Langkah ini diperbolehkan sepanjang sesuai dengan peraturan dan memiliki substansi ekonomi yang nyata. Direktorat Jenderal Pajak (DJP) bahkan mendorong perencanaan pajak yang sehat sebagai bagian dari governance dan efisiensi usaha.


Salah satu contoh penerapan tax planning yang legal dan efisien dapat ditemukan pada praktik yang dilakukan oleh salah satu perusahaan terbuka di bidang telekomunikasi dan infrastruktur digital. Dalam menghadapi persaingan industri serta beban investasi besar, perusahaan tersebut berupaya mengoptimalkan struktur usaha dan kewajiban pajaknya secara strategis namun tetap patuh hukum.

Pada tahun 2022, manajemen perusahaan tersebut melakukan restrukturisasi korporasi dengan memisahkan unit bisnis penyedia menara dan pusat data (data center) menjadi anak perusahaan tersendiri. Tujuan utamanya adalah menciptakan efisiensi operasional sekaligus memanfaatkan fasilitas perpajakan yang diberikan oleh pemerintah. Langkah ini didasarkan pada Peraturan Pemerintah (PP) No. 55 Tahun 2022 tentang penyesuaian pengaturan Pajak Penghasilan dan PMK No. 130/PMK.010/2020 yang mengatur fasilitas tax holiday bagi industri pionir seperti telekomunikasi dan teknologi informasi.

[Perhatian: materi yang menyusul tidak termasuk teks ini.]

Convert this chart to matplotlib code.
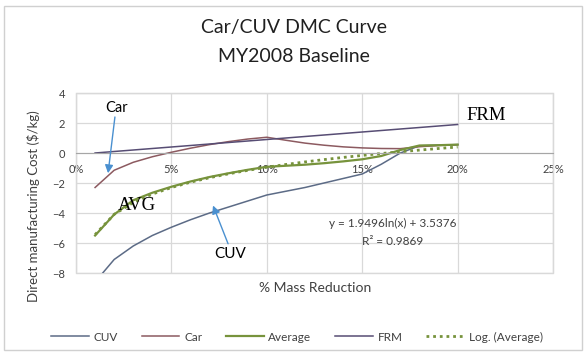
import numpy as np
import matplotlib
matplotlib.use("Agg")
import matplotlib.pyplot as plt
from matplotlib.ticker import PercentFormatter, MultipleLocator
from matplotlib.patches import Rectangle

# Data
mass_red = [0.01, 0.02, 0.03, 0.04, 0.05, 0.06, 0.07, 0.08, 0.09, 0.10,
            0.11, 0.12, 0.13, 0.14, 0.15, 0.16, 0.17, 0.18, 0.19, 0.20]
cuv = [-8.6, -7.1, -6.2, -5.5, -4.95, -4.45, -4.0, -3.6, -3.2, -2.8,
       -2.55, -2.3, -2.0, -1.7, -1.4, -0.75, 0.0, 0.48, 0.52, 0.56]
car = [-2.3, -1.15, -0.62, -0.25, 0.05, 0.32, 0.56, 0.76, 0.93, 1.05,
       0.85, 0.66, 0.52, 0.41, 0.34, 0.30, 0.29, 0.42, 0.50, 0.55]
average = [-5.5, -4.1, -3.15, -2.65, -2.25, -1.9, -1.6, -1.35, -1.12, -0.92,
           -0.85, -0.78, -0.68, -0.56, -0.42, -0.2, 0.2, 0.5, 0.52, 0.56]
frm_x = [0.01, 0.20]
frm_y = [0.0, 1.9]

# log trendline coefficients shown on the chart
log_a = 1.9496
log_b = 3.5376
r_squared = 0.9869

plt.rcParams['font.family'] = ['Lato', 'DejaVu Sans']

fig = plt.figure(figsize=(5.88, 3.59), dpi=100)
ax = fig.add_axes([76 / 588, 1 - 273 / 359, (553 - 76) / 588, (273 - 93) / 359])

x_arr = np.array(mass_red)
log_fit = log_a * np.log(x_arr) + log_b

ax.plot(mass_red, cuv, color='#5C6B86', lw=1.1, label='CUV')
ax.plot(mass_red, car, color='#8C5A60', lw=1.1, label='Car')
ax.plot(mass_red, average, color='#77933C', lw=1.6, label='Average')
ax.plot(frm_x, frm_y, color='#574D74', lw=1.1, label='FRM')
ax.plot(mass_red, log_fit, color='#77933C', lw=2.0, linestyle=(0, (1, 1.4)),
        label='Log. (Average)')

ax.set_xlim(0, 0.25)
ax.set_ylim(-8, 4)
ax.xaxis.set_major_locator(MultipleLocator(0.05))
ax.yaxis.set_major_locator(MultipleLocator(2))
ax.xaxis.set_major_formatter(PercentFormatter(1, decimals=0))
ax.grid(True, color='#d9d9d9', lw=0.9)
ax.set_axisbelow(True)

# x axis crosses at zero like Excel
for s in ['top', 'right', 'left']:
    ax.spines[s].set_color('#d9d9d9')
ax.spines['bottom'].set_position(('data', 0))
ax.spines['bottom'].set_color('#a6a6a6')
ax.add_patch(Rectangle((0, 0), 1, 1, transform=ax.transAxes, fill=False,
                       edgecolor='#d9d9d9', lw=1.0, clip_on=False))
ax.tick_params(length=0, labelsize=8, colors='#404040')
ax.tick_params(axis='x', pad=8)
ax.tick_params(axis='y', pad=8)

ax.set_ylabel('Direct manufacturing Cost ($/kg)', fontsize=9.5, color='#404040')
ax.yaxis.set_label_coords(-0.075, 0.37)
fig.text(315 / 588, 1 - 288 / 359, '% Mass Reduction', fontsize=10,
         color='#404040', ha='center', va='center')

fig.text(294 / 588, 1 - 28 / 359, 'Car/CUV DMC Curve', fontsize=14,
         ha='center', va='center', color='#202020')
fig.text(294 / 588, 1 - 57 / 359, 'MY2008 Baseline', fontsize=14,
         ha='center', va='center', color='#202020')

# annotations
arrow = dict(arrowstyle='-|>', color='#4A90D0', lw=1.0, mutation_scale=12,
             shrinkA=0, shrinkB=0)
ax.text(0.0215, 3.0, 'Car', fontsize=10.5, ha='center', va='center')
ax.annotate('', xy=(0.0168, -1.35), xytext=(0.0204, 2.4), arrowprops=arrow)
ax.text(0.0807, -6.75, 'CUV', fontsize=11, ha='center', va='center')
ax.annotate('', xy=(0.0718, -3.5), xytext=(0.0797, -6.05), arrowprops=arrow)
ax.text(0.032, -3.47, 'AVG', fontsize=13.5, family='Liberation Serif',
        ha='center', va='center')
ax.text(0.215, 2.47, 'FRM', fontsize=13.5, family='Liberation Serif',
        ha='center', va='center', clip_on=False)
ax.text(0.166, -4.73, 'y = {}ln(x) + {}'.format(log_a, log_b), fontsize=8.5,
        ha='center', va='center', color='#404040')
ax.text(0.166, -5.87, 'R² = {}'.format(r_squared), fontsize=8.5,
        ha='center', va='center', color='#404040')

fig.legend(loc='center', bbox_to_anchor=(0.505, 1 - 337 / 359), ncol=5,
           frameon=False, fontsize=8.5, handlelength=3.2, handletextpad=0.4,
           columnspacing=2.0, labelcolor='#404040')

fig.patches.append(Rectangle((4 / 588, 1 - 350 / 359), 578 / 588, 344 / 359,
                             transform=fig.transFigure, fill=False,
                             edgecolor='#d0d0d0', lw=1.0))

fig.savefig('out.png', dpi=100)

Dalam implementasinya, perusahaan tersebut tetap menjadi pemegang saham mayoritas di anak perusahaannya. Namun, setiap entitas kini memiliki pembukuan dan perhitungan pajak tersendiri, sehingga biaya penyusutan, beban operasional, dan pendapatan dapat diakui secara proporsional sesuai aktivitas bisnis masing-masing. Dengan pengaturan ini, perusahaan tersebut mampu mengoptimalkan biaya yang dapat dikurangkan secara fiskal (deductible expenses) sesuai dengan Pasal 6 ayat (1) huruf a Undang-Undang Pajak Penghasilan (UU PPh), tanpa mengurangi pendapatan kena pajak secara tidak sah.

Dengan demikian, strategi ini bukan hanya menurunkan beban pajak secara legal, tetapi juga mendukung arah kebijakan ekonomi digital pemerintah.

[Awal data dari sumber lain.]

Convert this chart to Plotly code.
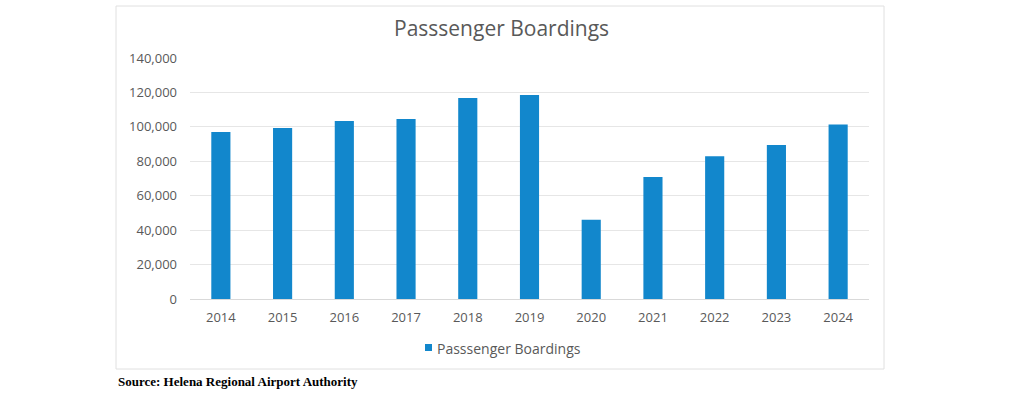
import plotly.graph_objects as go

years = ["2014", "2015", "2016", "2017", "2018", "2019", "2020", "2021", "2022", "2023", "2024"]
boardings = [97000, 99300, 103400, 104600, 116800, 118500, 46100, 70900, 82900, 89500, 101300]
y_ticks = [0, 20000, 40000, 60000, 80000, 100000, 120000, 140000]
y_tick_labels = ["0", "20,000", "40,000", "60,000", "80,000", "100,000", "120,000", "140,000"]
series_name = "Passsenger Boardings"

W, H = 1024, 396
def px(x): return x / W
def py(y): return 1 - y / H

grey = "#595959"
blue = "#1287cc"
font_fam = "Open Sans, Roboto, Arial, sans-serif"

fig = go.Figure()
fig.add_trace(go.Bar(
    x=years, y=boardings, name=series_name, showlegend=False,
    marker=dict(color=blue, line=dict(width=0)),
    width=0.31,
))

fig.update_layout(
    width=W, height=H,
    margin=dict(l=0, r=0, t=0, b=0, autoexpand=False),
    paper_bgcolor="white", plot_bgcolor="white",
    showlegend=False,
    xaxis=dict(domain=[px(190), px(869)], type="category", showgrid=False,
               showline=True, linecolor="#d9d9d9", linewidth=1,
               tickfont=dict(family=font_fam, size=13, color=grey), ticks="",
               ticklabelstandoff=6, fixedrange=True),
    yaxis=dict(domain=[py(299), py(58)], range=[0, 140000], tickvals=y_ticks,
               ticktext=y_tick_labels, showgrid=True, gridcolor="#e6e6e6", gridwidth=1,
               zeroline=False, showline=False,
               tickfont=dict(family=font_fam, size=13, color=grey), ticks="",
               ticklabelstandoff=12, fixedrange=True),
    shapes=[
        dict(type="rect", xref="paper", yref="paper",
             x0=px(116), x1=px(884), y0=py(369), y1=py(6),
             line=dict(color="#e0e0e0", width=1), fillcolor="rgba(0,0,0,0)", layer="below"),
        # legend swatch
        dict(type="rect", xref="paper", yref="paper",
             x0=px(425), x1=px(432), y0=py(351), y1=py(344),
             line=dict(width=0), fillcolor=blue),
    ],
    annotations=[
        dict(text=series_name, xref="paper", yref="paper", x=px(501), y=py(28),
             xanchor="center", yanchor="middle", showarrow=False,
             font=dict(family=font_fam, size=21, color=grey)),
        dict(text=series_name, xref="paper", yref="paper", x=px(435), y=py(348),
             xanchor="left", yanchor="middle", showarrow=False,
             font=dict(family=font_fam, size=14, color=grey)),
        dict(text="<b>Source: Helena Regional Airport Authority</b>", xref="paper", yref="paper",
             x=px(116), y=py(381), xanchor="left", yanchor="middle", showarrow=False,
             font=dict(family="Liberation Serif, Times New Roman, serif", size=13, color="black")),
    ],
)

fig.write_html("out.html", config={"displayModeBar": False},
               post_script="document.body.style.margin='0px';")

Penghindaran Pajak (Tax Avoidance): Celah yang Sering Disalahgunakan
Berbeda dengan perencanaan pajak, penghindaran pajak (tax avoidance) menggunakan celah hukum untuk menekan pajak, tanpa secara eksplisit melanggar undang-undang.

Contohnya, perusahaan memanfaatkan perbedaan perlakuan pajak antar negara (treaty shopping) atau membuat struktur transaksi antar-entitas yang secara formal sah, tetapi tanpa substansi bisnis yang nyata.

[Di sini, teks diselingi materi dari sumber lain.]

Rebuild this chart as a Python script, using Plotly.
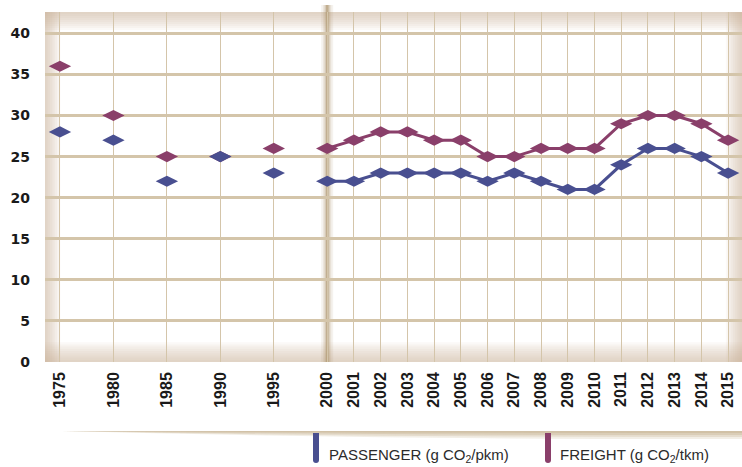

Dalam konteks Indonesia, penghindaran pajak diatur secara tersirat dalam PP Nomor 55 Tahun 2022 tentang Penyesuaian Ketentuan di Bidang Pajak Penghasilan. Pasal 32 ayat (4) PP tersebut menegaskan bahwa DJP berwenang menentukan kembali besarnya penghasilan kena pajak berdasarkan substansi ekonomi, jika suatu transaksi dinilai tidak mencerminkan keadaan sebenarnya atau dilakukan semata-mata untuk menghindari pajak. Ketentuan ini dikenal sebagai penerapan prinsip substance over form, di mana otoritas pajak berhak menilai maksud sesungguhnya dari transaksi, bukan hanya bentuk hukumnya.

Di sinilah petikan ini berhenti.